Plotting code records
· · ·

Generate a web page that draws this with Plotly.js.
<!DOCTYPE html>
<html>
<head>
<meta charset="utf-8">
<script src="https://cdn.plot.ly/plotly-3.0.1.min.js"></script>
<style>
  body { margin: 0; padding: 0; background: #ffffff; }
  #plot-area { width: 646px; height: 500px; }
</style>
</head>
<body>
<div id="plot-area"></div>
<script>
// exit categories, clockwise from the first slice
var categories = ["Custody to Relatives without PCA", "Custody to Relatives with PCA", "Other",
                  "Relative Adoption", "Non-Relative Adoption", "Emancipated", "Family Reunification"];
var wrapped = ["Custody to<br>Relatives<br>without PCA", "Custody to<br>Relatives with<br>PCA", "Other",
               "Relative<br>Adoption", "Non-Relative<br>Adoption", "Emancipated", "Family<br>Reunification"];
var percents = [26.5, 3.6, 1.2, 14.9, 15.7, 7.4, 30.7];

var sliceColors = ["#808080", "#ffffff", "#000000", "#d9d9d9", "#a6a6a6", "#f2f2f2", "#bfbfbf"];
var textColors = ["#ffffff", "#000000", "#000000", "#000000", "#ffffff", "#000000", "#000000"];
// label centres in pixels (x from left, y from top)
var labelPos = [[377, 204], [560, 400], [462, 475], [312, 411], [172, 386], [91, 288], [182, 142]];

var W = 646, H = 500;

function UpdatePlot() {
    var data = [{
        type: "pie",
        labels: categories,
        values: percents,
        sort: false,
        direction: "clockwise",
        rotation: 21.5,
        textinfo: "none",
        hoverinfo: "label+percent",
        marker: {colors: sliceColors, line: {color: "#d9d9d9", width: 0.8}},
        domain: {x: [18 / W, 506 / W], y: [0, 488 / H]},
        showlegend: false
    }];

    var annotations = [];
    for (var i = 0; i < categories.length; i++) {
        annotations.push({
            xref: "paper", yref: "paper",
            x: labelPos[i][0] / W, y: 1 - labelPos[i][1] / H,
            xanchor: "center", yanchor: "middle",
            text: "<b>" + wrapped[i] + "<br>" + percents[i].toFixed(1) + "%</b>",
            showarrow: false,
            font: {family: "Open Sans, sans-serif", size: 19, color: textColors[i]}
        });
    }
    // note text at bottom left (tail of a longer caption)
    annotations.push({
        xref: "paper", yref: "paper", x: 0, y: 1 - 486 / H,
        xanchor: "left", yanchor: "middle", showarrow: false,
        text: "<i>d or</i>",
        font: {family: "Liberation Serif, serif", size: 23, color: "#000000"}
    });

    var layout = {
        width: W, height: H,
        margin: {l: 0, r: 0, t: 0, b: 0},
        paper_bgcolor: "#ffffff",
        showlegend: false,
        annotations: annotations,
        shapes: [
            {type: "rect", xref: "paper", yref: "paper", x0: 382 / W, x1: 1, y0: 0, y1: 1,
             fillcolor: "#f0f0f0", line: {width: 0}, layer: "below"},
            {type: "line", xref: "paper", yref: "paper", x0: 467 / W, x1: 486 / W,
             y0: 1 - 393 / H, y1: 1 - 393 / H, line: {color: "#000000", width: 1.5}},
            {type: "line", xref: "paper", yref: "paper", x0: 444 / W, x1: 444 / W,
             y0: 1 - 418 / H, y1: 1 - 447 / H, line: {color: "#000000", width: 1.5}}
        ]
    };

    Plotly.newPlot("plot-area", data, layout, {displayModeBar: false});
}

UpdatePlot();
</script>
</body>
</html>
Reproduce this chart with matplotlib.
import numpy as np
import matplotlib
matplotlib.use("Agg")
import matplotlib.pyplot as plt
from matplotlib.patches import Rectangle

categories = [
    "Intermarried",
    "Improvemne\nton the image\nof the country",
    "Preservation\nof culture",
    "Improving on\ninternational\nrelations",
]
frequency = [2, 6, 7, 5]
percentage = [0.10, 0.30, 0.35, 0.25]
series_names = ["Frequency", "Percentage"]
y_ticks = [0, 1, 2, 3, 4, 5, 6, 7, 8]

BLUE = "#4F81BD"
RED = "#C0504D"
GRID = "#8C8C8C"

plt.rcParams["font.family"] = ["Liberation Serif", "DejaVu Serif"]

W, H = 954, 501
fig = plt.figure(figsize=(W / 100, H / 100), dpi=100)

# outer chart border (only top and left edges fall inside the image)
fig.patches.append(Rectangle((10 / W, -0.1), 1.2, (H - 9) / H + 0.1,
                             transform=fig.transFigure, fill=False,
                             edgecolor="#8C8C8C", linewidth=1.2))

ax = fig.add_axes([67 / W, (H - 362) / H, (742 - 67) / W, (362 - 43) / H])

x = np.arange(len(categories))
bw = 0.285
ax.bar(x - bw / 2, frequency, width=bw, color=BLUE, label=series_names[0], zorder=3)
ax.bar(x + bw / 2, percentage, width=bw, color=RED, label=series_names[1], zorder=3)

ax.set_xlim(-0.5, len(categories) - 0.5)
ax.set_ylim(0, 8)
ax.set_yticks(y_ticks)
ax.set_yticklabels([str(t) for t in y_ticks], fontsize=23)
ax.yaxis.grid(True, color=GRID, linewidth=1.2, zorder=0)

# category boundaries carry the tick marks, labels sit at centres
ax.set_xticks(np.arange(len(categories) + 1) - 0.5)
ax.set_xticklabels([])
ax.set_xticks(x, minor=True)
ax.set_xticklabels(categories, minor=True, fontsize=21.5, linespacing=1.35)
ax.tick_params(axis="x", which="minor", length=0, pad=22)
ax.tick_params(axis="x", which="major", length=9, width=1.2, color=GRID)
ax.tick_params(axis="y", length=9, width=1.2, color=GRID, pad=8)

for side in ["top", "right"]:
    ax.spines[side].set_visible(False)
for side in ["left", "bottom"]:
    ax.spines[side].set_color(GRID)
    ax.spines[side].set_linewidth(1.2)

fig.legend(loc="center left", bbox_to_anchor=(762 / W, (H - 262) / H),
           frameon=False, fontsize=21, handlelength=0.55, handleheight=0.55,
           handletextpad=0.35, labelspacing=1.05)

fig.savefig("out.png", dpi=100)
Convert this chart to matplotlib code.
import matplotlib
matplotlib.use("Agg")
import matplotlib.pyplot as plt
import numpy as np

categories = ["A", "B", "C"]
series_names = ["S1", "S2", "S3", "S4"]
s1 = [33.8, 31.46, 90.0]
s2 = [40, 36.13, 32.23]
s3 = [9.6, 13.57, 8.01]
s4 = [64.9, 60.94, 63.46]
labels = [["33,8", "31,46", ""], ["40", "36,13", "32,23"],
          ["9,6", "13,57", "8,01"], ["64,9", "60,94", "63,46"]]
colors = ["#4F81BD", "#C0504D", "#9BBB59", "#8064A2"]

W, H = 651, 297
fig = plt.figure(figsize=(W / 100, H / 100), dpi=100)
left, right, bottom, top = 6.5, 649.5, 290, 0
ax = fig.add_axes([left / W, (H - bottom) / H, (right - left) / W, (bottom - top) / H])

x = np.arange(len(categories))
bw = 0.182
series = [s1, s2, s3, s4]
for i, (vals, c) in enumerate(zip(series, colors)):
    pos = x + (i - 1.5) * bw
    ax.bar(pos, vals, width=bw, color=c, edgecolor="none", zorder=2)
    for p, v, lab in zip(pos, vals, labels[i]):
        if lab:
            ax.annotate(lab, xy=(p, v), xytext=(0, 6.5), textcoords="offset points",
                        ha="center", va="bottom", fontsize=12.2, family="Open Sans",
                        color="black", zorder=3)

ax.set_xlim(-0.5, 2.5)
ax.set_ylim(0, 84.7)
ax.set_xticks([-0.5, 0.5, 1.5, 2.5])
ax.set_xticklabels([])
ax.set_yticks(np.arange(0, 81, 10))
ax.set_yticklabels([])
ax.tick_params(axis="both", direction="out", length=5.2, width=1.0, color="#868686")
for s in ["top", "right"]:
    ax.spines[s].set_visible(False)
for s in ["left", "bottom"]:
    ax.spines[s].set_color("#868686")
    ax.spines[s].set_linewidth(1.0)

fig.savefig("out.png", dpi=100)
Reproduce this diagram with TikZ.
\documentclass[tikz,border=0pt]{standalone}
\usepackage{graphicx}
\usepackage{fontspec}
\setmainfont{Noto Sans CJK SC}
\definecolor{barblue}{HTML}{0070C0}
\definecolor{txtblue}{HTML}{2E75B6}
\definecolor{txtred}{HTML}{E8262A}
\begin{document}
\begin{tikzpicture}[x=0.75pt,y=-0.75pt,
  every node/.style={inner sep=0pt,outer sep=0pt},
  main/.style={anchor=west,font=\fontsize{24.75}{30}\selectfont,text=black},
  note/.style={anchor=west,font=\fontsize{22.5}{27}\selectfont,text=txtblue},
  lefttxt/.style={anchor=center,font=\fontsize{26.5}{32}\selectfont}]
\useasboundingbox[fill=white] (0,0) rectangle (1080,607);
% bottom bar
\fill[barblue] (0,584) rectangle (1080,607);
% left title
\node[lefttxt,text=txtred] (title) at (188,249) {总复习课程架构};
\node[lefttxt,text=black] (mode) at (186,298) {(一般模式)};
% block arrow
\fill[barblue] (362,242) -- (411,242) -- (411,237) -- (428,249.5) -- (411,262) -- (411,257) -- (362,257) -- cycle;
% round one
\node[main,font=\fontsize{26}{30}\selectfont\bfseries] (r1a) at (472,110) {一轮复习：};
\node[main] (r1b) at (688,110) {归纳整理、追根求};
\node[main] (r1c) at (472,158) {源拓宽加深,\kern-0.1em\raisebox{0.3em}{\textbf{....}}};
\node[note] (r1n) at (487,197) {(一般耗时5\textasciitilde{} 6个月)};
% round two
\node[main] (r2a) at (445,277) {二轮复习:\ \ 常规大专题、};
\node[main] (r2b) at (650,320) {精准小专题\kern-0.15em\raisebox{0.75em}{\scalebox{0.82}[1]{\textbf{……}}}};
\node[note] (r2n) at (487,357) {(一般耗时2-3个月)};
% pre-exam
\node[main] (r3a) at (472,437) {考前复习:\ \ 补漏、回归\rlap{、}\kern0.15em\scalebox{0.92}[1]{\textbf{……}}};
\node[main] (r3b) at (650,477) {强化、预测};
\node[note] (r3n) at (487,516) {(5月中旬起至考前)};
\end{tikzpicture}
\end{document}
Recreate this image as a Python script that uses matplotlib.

· · ·

• Task details
Where a line of the data holds "Reproduce", show that line.

• Answer to this problem
Reproduce this chart with matplotlib.
Reproduce this diagram with TikZ.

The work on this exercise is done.